- **WHAT THE TASK ASKS**: Lines holding the string "that" are the ones to copy; find them all in the data.

- **RECORDS TO PROCESS**:
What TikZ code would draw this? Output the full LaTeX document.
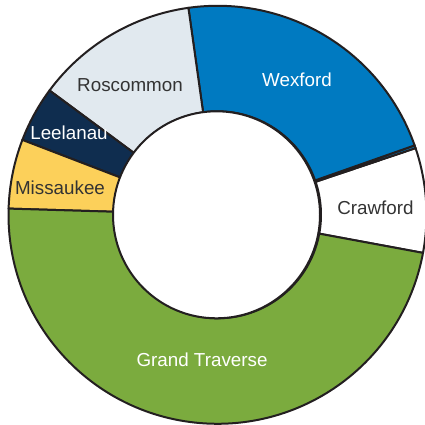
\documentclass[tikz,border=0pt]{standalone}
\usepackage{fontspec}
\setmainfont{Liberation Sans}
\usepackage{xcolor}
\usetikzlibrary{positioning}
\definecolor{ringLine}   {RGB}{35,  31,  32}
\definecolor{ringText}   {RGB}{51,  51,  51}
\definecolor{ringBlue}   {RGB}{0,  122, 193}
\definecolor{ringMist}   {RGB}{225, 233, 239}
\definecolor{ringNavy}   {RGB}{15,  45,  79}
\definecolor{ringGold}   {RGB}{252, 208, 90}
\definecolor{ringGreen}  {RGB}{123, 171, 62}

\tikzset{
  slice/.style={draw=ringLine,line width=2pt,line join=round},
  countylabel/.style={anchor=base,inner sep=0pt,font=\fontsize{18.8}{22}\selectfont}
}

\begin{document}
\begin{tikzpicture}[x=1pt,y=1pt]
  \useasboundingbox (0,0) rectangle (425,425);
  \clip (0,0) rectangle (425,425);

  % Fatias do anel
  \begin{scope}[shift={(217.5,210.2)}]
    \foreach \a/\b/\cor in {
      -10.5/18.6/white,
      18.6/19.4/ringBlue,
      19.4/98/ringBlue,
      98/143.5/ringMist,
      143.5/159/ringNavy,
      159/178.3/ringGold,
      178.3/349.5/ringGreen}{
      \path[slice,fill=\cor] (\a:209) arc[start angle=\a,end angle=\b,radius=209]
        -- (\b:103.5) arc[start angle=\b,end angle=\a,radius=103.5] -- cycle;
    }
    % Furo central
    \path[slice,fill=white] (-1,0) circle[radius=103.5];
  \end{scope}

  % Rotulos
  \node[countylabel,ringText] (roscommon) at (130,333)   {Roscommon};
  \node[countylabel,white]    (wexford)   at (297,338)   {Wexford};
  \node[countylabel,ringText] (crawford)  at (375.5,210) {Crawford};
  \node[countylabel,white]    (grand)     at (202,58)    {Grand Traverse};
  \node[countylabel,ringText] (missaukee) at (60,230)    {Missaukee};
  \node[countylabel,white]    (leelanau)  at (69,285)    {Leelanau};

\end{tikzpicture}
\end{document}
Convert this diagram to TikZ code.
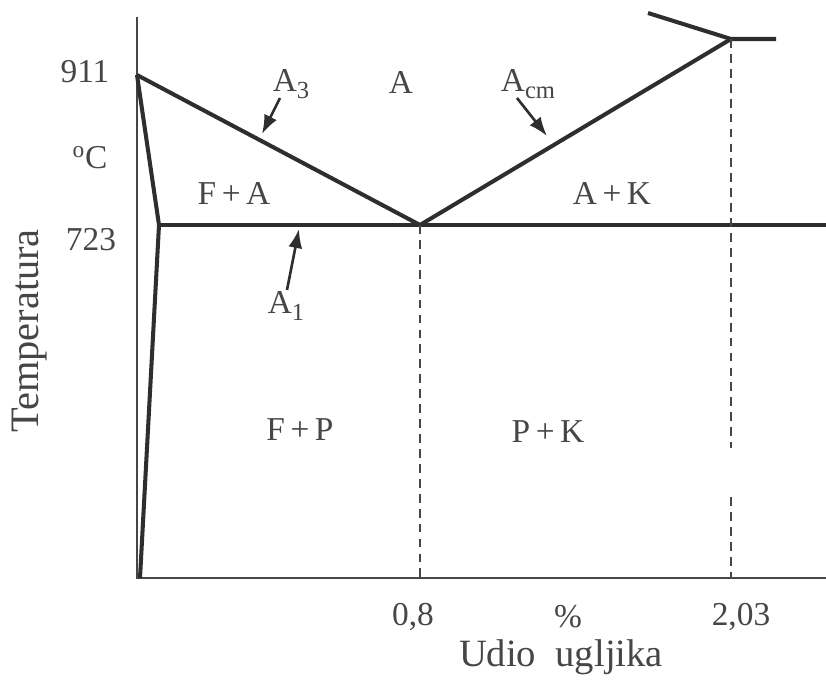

---

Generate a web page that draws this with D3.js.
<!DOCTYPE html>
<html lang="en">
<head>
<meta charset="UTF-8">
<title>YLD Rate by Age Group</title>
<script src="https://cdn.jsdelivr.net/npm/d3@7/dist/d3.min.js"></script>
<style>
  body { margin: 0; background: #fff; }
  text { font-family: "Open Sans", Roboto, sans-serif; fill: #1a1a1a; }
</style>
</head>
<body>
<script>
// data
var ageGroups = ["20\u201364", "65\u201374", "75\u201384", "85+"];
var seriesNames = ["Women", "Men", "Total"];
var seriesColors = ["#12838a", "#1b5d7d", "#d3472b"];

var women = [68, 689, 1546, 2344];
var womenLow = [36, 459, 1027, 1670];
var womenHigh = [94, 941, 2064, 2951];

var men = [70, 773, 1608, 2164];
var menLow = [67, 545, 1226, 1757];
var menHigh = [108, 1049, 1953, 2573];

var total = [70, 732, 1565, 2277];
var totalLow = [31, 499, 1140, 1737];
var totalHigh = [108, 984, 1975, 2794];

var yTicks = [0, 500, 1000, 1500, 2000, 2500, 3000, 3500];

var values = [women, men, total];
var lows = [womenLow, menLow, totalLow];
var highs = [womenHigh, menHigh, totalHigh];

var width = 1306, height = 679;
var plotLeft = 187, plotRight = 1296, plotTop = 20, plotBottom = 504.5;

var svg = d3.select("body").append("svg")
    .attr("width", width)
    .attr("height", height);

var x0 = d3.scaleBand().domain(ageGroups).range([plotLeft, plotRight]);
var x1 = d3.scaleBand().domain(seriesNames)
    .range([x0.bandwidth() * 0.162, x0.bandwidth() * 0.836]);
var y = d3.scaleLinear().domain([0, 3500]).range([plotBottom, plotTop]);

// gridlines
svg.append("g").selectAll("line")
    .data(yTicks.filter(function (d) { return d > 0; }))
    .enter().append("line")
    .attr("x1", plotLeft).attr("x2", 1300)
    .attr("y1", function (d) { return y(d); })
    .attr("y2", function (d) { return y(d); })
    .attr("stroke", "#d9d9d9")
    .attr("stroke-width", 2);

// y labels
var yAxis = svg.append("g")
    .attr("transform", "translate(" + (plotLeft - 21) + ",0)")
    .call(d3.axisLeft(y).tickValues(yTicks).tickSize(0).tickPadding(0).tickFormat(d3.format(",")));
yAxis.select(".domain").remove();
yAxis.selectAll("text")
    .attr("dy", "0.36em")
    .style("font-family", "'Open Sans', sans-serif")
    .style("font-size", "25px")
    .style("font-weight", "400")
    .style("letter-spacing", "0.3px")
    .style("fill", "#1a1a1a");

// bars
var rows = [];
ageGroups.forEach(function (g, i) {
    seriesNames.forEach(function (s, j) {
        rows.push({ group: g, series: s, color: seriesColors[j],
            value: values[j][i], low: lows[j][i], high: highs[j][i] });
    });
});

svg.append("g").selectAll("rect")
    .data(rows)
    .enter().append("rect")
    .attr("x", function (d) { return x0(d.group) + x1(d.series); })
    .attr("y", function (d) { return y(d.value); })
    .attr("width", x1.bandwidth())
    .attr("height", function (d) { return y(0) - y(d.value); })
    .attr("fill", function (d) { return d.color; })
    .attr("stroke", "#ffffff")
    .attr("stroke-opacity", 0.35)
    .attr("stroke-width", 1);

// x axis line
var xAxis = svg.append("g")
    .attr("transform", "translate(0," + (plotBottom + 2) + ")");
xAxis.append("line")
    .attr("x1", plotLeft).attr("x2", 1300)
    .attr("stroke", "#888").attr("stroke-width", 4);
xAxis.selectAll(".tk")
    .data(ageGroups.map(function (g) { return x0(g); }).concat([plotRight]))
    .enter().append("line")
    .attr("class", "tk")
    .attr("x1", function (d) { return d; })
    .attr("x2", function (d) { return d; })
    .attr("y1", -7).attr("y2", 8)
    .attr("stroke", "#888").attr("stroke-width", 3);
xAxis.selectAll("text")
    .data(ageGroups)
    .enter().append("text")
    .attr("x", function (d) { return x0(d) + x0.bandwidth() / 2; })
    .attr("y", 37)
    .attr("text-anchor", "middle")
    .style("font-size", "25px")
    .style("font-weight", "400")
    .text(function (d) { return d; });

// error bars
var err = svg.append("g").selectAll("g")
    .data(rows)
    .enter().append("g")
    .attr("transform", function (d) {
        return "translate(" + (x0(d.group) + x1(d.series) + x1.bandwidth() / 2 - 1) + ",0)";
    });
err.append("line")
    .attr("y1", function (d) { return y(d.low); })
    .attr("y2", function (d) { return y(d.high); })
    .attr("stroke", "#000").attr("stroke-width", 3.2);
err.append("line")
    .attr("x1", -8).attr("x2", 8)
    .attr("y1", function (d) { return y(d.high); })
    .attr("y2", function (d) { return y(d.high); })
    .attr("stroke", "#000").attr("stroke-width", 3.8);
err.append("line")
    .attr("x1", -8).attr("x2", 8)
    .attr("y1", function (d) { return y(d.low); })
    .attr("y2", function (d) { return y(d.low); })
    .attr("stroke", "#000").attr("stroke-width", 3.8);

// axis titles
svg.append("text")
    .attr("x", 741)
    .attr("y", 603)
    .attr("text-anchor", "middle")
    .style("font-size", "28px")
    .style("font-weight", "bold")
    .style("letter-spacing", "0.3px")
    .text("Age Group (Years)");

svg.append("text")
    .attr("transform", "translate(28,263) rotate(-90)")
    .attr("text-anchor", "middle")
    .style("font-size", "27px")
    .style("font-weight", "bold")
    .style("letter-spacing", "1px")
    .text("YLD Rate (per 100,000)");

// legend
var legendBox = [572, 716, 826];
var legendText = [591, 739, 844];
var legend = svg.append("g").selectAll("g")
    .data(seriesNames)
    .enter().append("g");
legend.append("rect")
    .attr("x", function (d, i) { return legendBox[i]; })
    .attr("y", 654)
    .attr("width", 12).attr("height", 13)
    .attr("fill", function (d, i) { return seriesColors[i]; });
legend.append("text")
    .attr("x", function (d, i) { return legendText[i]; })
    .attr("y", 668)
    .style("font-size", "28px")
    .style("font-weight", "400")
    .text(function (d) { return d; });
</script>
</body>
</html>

--

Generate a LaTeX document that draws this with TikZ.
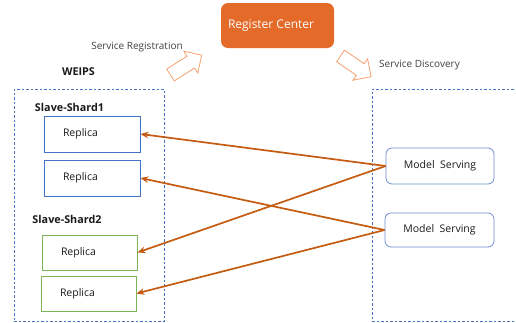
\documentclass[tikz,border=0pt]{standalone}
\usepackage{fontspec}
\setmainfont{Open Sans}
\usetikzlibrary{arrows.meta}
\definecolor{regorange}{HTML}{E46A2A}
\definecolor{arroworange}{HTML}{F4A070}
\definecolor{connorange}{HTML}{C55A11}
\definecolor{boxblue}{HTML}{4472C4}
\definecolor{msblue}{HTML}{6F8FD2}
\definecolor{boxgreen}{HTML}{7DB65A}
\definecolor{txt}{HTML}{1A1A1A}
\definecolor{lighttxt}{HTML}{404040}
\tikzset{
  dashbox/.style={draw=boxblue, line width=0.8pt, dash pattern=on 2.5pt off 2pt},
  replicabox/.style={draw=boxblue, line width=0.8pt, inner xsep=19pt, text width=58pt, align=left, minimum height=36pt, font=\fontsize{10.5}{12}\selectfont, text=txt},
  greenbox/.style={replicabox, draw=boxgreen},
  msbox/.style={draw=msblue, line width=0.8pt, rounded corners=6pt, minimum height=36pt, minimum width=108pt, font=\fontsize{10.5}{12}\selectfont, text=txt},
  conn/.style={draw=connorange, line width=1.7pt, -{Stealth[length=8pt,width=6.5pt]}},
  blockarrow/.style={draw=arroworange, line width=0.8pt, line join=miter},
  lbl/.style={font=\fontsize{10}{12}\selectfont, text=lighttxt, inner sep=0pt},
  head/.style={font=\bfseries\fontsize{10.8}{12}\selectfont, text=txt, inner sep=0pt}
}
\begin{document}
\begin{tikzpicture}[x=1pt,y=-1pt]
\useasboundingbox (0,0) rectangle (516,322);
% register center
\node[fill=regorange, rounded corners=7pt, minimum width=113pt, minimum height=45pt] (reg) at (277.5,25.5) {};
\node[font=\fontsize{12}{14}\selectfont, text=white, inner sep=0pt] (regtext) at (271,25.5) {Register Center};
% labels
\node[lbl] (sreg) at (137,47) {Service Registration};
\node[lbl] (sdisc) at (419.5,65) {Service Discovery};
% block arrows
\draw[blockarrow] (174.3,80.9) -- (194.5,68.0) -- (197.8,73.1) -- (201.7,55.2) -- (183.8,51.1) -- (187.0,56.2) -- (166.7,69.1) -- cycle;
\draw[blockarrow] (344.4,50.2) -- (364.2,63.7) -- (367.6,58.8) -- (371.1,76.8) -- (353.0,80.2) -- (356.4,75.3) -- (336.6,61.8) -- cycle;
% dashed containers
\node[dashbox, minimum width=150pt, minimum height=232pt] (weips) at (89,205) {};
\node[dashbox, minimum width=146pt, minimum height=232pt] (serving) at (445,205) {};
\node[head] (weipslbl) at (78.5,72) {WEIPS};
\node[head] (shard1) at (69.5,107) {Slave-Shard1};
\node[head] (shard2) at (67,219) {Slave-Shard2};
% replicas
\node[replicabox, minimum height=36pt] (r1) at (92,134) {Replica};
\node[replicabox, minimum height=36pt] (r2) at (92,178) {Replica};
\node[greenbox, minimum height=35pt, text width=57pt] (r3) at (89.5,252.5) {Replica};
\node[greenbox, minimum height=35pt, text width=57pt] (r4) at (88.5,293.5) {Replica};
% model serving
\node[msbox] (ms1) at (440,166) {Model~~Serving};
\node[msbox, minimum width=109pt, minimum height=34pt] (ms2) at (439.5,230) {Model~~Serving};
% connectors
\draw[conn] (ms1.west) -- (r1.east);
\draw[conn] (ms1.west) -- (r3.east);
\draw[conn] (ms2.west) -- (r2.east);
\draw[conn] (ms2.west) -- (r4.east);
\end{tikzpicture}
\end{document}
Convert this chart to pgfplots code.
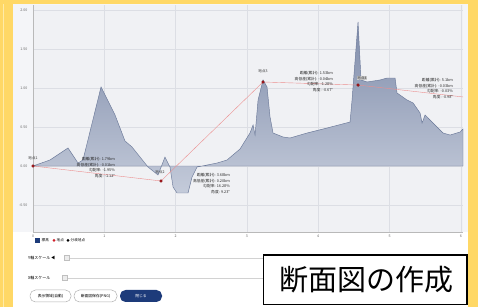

- **RESPONSE**:
Generate a web page that draws this with D3.js.
Generate a LaTeX document that draws this with TikZ.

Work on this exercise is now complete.